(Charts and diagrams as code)

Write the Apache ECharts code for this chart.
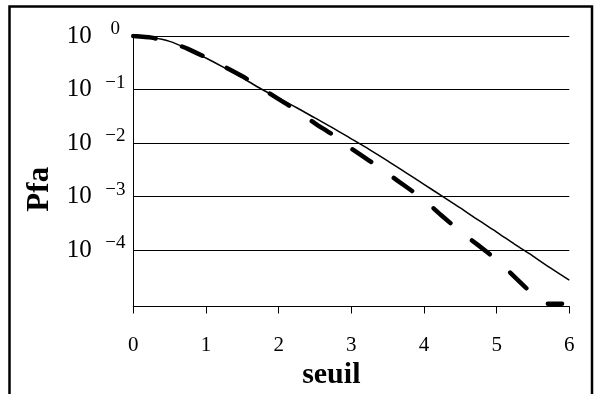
<!DOCTYPE html>
<html>
<head>
<meta charset="utf-8">
<script src="https://cdn.jsdelivr.net/npm/echarts@6/dist/echarts.min.js"></script>
<style>
html,body{margin:0;padding:0;background:#fff;}
#chart{width:596px;height:394px;}
</style>
</head>
<body>
<div id="chart"></div>
<script>
// x positions (seuil)
const solidS = [0,0.25,0.5,0.75,1,1.25,1.5,1.75,2,2.25,2.5,2.75,3,3.25,3.5,3.75,4,4.25,4.5,4.75,5,5.25,5.5,5.75,6];
// log10(Pfa) of the solid curve
const solidLog10 = [0,-0.03,-0.10,-0.24,-0.41,-0.59,-0.78,-0.98,-1.16,-1.34,-1.53,-1.72,-1.92,-2.12,-2.33,-2.55,-2.77,-2.99,-3.21,-3.44,-3.66,-3.89,-4.11,-4.34,-4.56];
// x positions of the dashed curve
const dashedS = [0,0.25,0.5,0.75,1,1.25,1.5,1.75,2,2.25,2.5,2.75,3,3.25,3.5,3.75,4,4.25,4.5,4.75,5,5.25,5.5,5.6,5.7,5.75,5.9];
// log10(Pfa) of the dashed curve
const dashedLog10 = [0,-0.03,-0.11,-0.24,-0.40,-0.57,-0.75,-0.96,-1.18,-1.39,-1.63,-1.85,-2.10,-2.33,-2.57,-2.81,-3.06,-3.36,-3.65,-3.91,-4.18,-4.50,-4.83,-4.96,-5,-5,-5];
// tick labels
const xTicks = [0,1,2,3,4,5,6];
const yTickExponents = [0,-1,-2,-3,-4];
const xTitle = 'seuil';
const yTitle = 'Pfa';

const toPoints = (xs, ls) => xs.map((x, i) => [x, Math.pow(10, ls[i])]);
const FONT = 'Liberation Serif';

const chart = echarts.init(document.getElementById('chart'), null, {renderer: 'canvas'});
chart.setOption({
  backgroundColor: '#fff',
  animation: false,
  graphic: [{
    type: 'rect',
    shape: {x: 9.5, y: 6.5, width: 582.5, height: 520},
    style: {fill: 'none', stroke: '#000', lineWidth: 2.5},
    silent: true
  }],
  grid: {left: 133.3, right: 26.7, top: 36, bottom: 87.5, containLabel: false, outerBoundsMode: 'none'},
  xAxis: {
    type: 'value',
    min: xTicks[0],
    max: xTicks[xTicks.length - 1],
    interval: 1,
    name: xTitle,
    nameLocation: 'middle',
    nameGap: 48,
    nameTextStyle: {fontFamily: FONT, fontWeight: 'bold', fontSize: 30, color: '#000', padding: [0, 40, 0, 0]},
    axisLine: {lineStyle: {color: '#000', width: 1}},
    axisTick: {show: true, length: 7, lineStyle: {color: '#000', width: 1}},
    axisLabel: {fontFamily: FONT, fontSize: 21, color: '#000', margin: 28,
      formatter: v => xTicks.includes(v) ? String(v) : ''},
    splitLine: {show: false}
  },
  yAxis: {
    type: 'log',
    logBase: 10,
    min: 8.9e-6,
    max: 1,
    name: yTitle,
    nameLocation: 'middle',
    nameRotate: 90,
    nameGap: 70,
    nameTextStyle: {fontFamily: FONT, fontWeight: 'bold', fontSize: 31, color: '#000', padding: [0, 36, 0, 0]},
    axisLine: {show: true, lineStyle: {color: '#000', width: 1}},
    axisTick: {show: false},
    splitLine: {show: true, lineStyle: {color: ['#000', 'rgba(0,0,0,0)', '#000', '#000', '#000', '#000', '#000'], width: 1}},
    axisLabel: {
      margin: 5,
      showMinLabel: false,
      formatter: function (v) {
        const l = Math.log10(v);
        const e = Math.round(l);
        if (Math.abs(l - e) > 1e-6 || !yTickExponents.includes(e)) return '';
        const sup = e === 0 ? '0' : '\u2212' + (-e);
        return '{b|10}{s|' + sup + '}';
      },
      rich: {
        b: {fontFamily: FONT, fontSize: 25, color: '#000', padding: [0, 10.6, 0, 0], verticalAlign: 'middle'},
        s: {fontFamily: FONT, fontSize: 19, color: '#000', width: 26, align: 'center', padding: [0, 0, 14, 0], verticalAlign: 'middle'}
      }
    }
  },
  series: [
    {
      type: 'line',
      data: toPoints(solidS, solidLog10),
      showSymbol: false,
      smooth: 0.3,
      lineStyle: {color: '#000', width: 1.5},
      z: 3
    },
    {
      type: 'line',
      data: toPoints(dashedS, dashedLog10),
      showSymbol: false,
      smooth: 0.2,
      lineStyle: {color: '#000', width: 4.5, type: [22.5, 27.5], cap: 'round', join: 'round'},
      z: 2
    }
  ]
});
</script>
</body>
</html>
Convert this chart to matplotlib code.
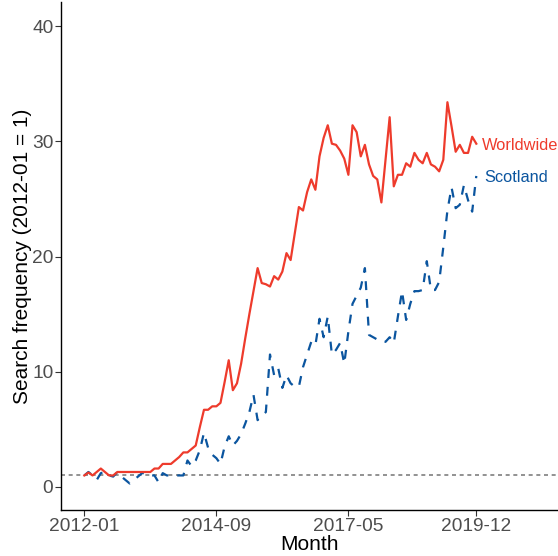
import matplotlib
matplotlib.use("Agg")
import matplotlib.pyplot as plt
import numpy as np

# Month index 0 = 2012-01
tick_labels = ["2012-01", "2014-09", "2017-05", "2019-12"]
tick_positions = [0, 32, 64, 95]

worldwide = [
    1.0, 1.25, 1.0, 1.3, 1.6, 1.3, 1.0, 1.0, 1.3, 1.3,
    1.3, 1.3, 1.3, 1.3, 1.3, 1.3, 1.3, 1.6, 1.6, 2.0,
    2.0, 2.0, 2.3, 2.6, 3.0, 3.0, 3.3, 3.6, 5.2, 6.7,
    6.7, 7.0, 7.0, 7.3, 9.1, 11.0, 8.4, 9.0, 10.7, 12.9,
    15.0, 17.0, 19.0, 17.7, 17.6, 17.4, 18.3, 18.0, 18.7, 20.3,
    19.7, 22.0, 24.3, 24.0, 25.6, 26.7, 25.8, 28.7, 30.3, 31.4,
    29.8, 29.7, 29.2, 28.5, 27.1, 31.4, 30.8, 28.7, 29.7, 28.0,
    27.0, 26.7, 24.7, 28.4, 32.1, 26.1, 27.1, 27.1, 28.1, 27.8,
    29.0, 28.4, 28.1, 29.0, 28.0, 27.8, 27.4, 28.4, 33.4, 31.3,
    29.1, 29.7, 29.0, 29.0, 30.4, 29.8,
]

scotland = [
    1.0, 1.3, 1.0, 0.6, 1.2, 1.3, 1.0, 0.9, 1.3, 0.9,
    0.6, 0.3, 0.6, 0.9, 1.2, 1.2, 1.0, 1.0, 0.4, 1.2,
    1.0, 1.0, 1.0, 1.0, 1.0, 2.3, 1.8, 2.3, 3.2, 4.7,
    3.4, 2.8, 2.5, 2.0, 3.5, 4.4, 3.6, 4.0, 4.6, 5.5,
    6.5, 8.0, 5.8, 6.2, 6.5, 11.5, 9.7, 10.3, 8.6, 9.7,
    9.0, 8.7, 8.7, 10.4, 11.5, 12.6, 12.3, 14.6, 13.0, 14.8,
    11.5, 11.9, 12.5, 10.7, 13.5, 15.9, 16.6, 17.3, 19.0, 13.2,
    13.0, 12.8, 12.6, 12.6, 13.0, 12.5, 14.8, 17.0, 14.5, 15.9,
    17.0, 17.0, 17.1, 19.6, 17.1, 17.1, 17.8, 20.8, 24.0, 26.0,
    24.2, 24.5, 26.2, 24.9, 23.9, 27.0,
]

series_names = ["Worldwide", "Scotland"]
red = "#EE3B2C"
blue = "#0B559F"

fig = plt.figure(figsize=(5.58, 5.56), dpi=100)
ax = fig.add_axes([61 / 558, 46 / 556, 1 - 61 / 558, (510 - 2) / 556])

x = np.arange(len(worldwide))
ax.axhline(1, color="#7F7F7F", lw=1.2, linestyle=(0, (2.4, 2.2)), zorder=1)
ax.plot(x, worldwide, color=red, lw=1.6, zorder=3)
ax.plot(np.arange(len(scotland)), scotland, color=blue, lw=1.6,
        linestyle=(0, (4, 4)), zorder=2)

ax.text(len(worldwide) - 1 + 1.3, worldwide[-1] - 0.2, series_names[0], color=red,
        fontsize=11.8, ha="left", va="center", family="Liberation Sans")
ax.text(len(scotland) - 1 + 1.9, scotland[-1] - 0.1, series_names[1], color=blue,
        fontsize=11.8, ha="left", va="center", family="Liberation Sans")

ax.set_xlim(-5.65, 114.8)
ax.set_ylim(-2.0, 42.1)
ax.set_xticks(tick_positions)
ax.set_xticklabels(tick_labels)
ax.set_yticks([0, 10, 20, 30, 40])

for s in ["top", "right"]:
    ax.spines[s].set_visible(False)
for s in ["left", "bottom"]:
    ax.spines[s].set_linewidth(1.0)
    ax.spines[s].set_color("black")

ax.tick_params(axis="both", length=4, width=0.8, color="#333333",
               labelsize=13.8, labelcolor="#4D4D4D", pad=1.5)
for lab in ax.get_xticklabels() + ax.get_yticklabels():
    lab.set_family("Liberation Sans")

ax.set_xlabel("Month", fontsize=15, family="Liberation Sans")
ax.set_ylabel("Search frequency (2012-01 = 1)", fontsize=15,
              family="Liberation Sans")
ax.xaxis.set_label_coords(0.5, -0.05)
ax.yaxis.set_label_coords(-0.058, 0.5)

fig.savefig("out.png", dpi=100)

INSTRUCTION:
The lines you need run from the one containing "Convert this chart to matplotlib code." down to the one containing "tick_positions = [0, 32, 64, 95]"; print them exactly, both ends included, and leave out pictures.

SOLUTION FOR THIS EXERCISE:
Convert this chart to matplotlib code.
import matplotlib
matplotlib.use("Agg")
import matplotlib.pyplot as plt
import numpy as np

# Month index 0 = 2012-01
tick_labels = ["2012-01", "2014-09", "2017-05", "2019-12"]
tick_positions = [0, 32, 64, 95]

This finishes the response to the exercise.